» **PROVIDED MATERIAL**

----

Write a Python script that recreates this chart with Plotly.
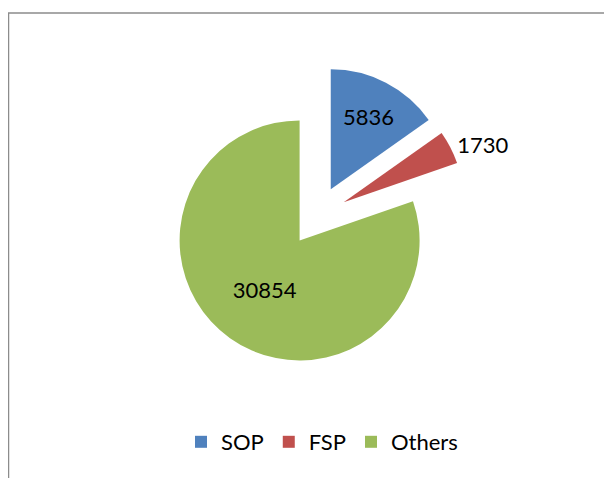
import plotly.graph_objects as go

# slice data
labels = ["SOP", "FSP", "Others"]
values = [5836, 1730, 30854]
colors = ["#4F81BD", "#C0504D", "#9BBB59"]
text_pos = ["inside", "outside", "inside"]

# the page body adds an 8px offset, so pixel positions below are shifted by -8
W, H = 612, 478

fig = go.Figure()

fig.add_trace(go.Pie(
    labels=labels,
    values=values,
    marker=dict(colors=colors, line=dict(width=0)),
    sort=False,
    direction="clockwise",
    rotation=0,
    pull=0.25,
    texttemplate="%{value:.0f}",
    textposition=text_pos,
    insidetextorientation="horizontal",
    textfont=dict(family="Lato", size=22, color="black"),
    domain=dict(x=[159 / W, 459 / W], y=[1 - 358 / H, 1 - 58 / H]),
    hoverinfo="label+value",
))

# chart frame (only top and left edges are visible in the crop)
fig.add_shape(type="rect", xref="paper", yref="paper",
              x0=0.5 / W, x1=1.05, y0=-0.05, y1=1 - 5 / H,
              line=dict(color="#8c8c8c", width=1.5))

fig.update_layout(
    width=W,
    height=H,
    margin=dict(l=0, r=0, t=0, b=0, autoexpand=False),
    paper_bgcolor="white",
    plot_bgcolor="white",
    font=dict(family="Lato", size=22, color="black"),
    legend=dict(orientation="h", x=314 / W, xanchor="center", y=1 - 434 / H,
                yanchor="middle", font=dict(size=22), itemwidth=30,
                traceorder="normal"),
)

fig.write_html("out.html")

----

» **EXERCISE PROMPT**
Extract the lines exactly, please: the first line of the listing, the line with "fig = go.Figure()", and every line between them, but no pictures.

» **COMPLETED EXERCISE**
Write a Python script that recreates this chart with Plotly.
import plotly.graph_objects as go

# slice data
labels = ["SOP", "FSP", "Others"]
values = [5836, 1730, 30854]
colors = ["#4F81BD", "#C0504D", "#9BBB59"]
text_pos = ["inside", "outside", "inside"]

# the page body adds an 8px offset, so pixel positions below are shifted by -8
W, H = 612, 478

fig = go.Figure()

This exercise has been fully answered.